Entra dalla porta della “periferia dolente”, monsignor Maniago, cogliendo la luce che attraversa la sofferenza. E nel Centro calabrese di solidarietà si pratica la ricerca della luce nella vita assieme ai ragazzi e alle ragazze che scelgono e lottano per ricominciare.
“Entro da una porta stretta, come dice Isa, non di quelle trionfali ma di quelle vere, le porte che ti portano da una parte all’altra – ha esordito monsignor Maniago – Sono contento di incontrarvi, siamo in frontiera: vengo a mettere la mia forza a disposizione di tutti, qui dove c’è bisogno non solo di una pacca sulla spalla, ma di una vicinanza”.
Parla del Centro Calabrese già al “plurale” definendolo “un luogo temporaneo dove riusciamo a togliere le interferenze del mondo che fanno distrarre dalla propria vita e dalla propria dignità”.

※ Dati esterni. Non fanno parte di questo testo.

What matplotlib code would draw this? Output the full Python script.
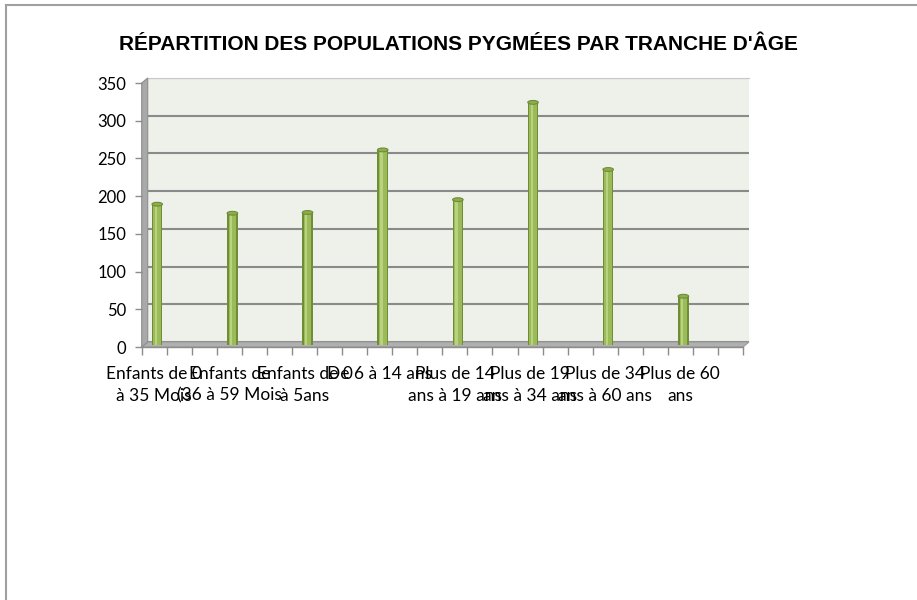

La dignità – ammonisce – “che le cose della vita possono far dimenticare, che può essere ferita, calpestata, ma che nessuno può togliere. E che anche dopo le peggiori esperienze può ravvivarsi e tornare a risplendere: quella nessuna te la può rubare.
Può essere sepolta da macerie e distrazioni, come le sostanze stupefacenti che ti fanno essere altro e ti fanno distrarre, anche dalla dignità. Ma quando entrate qui dentro si ricostruisce e come succede con la brace che sta sotto le ceneri, si ravviva.
Questo è un luogo benedetto perché sa soffiare sulla brace per ravvivare la fiamma. Vi siete impossessati di nuovo della dignità e della bellezza – ha concluso – siatene gelosi per poterla condividere nei rapporti familiari, con nuovi amici, con persone con cui non avere interessi comuni, ma a cui volete bene”.
L’arcivescovo, prima di andare via, ha recitato la filosofia del Centro con i ragazzi, per poi visitare anche la parte esterna della struttura, soffermandosi nella piccola cappella realizzata in legno dagli ospiti, promettendo infine di ritornare presto per una nuova intensa visita.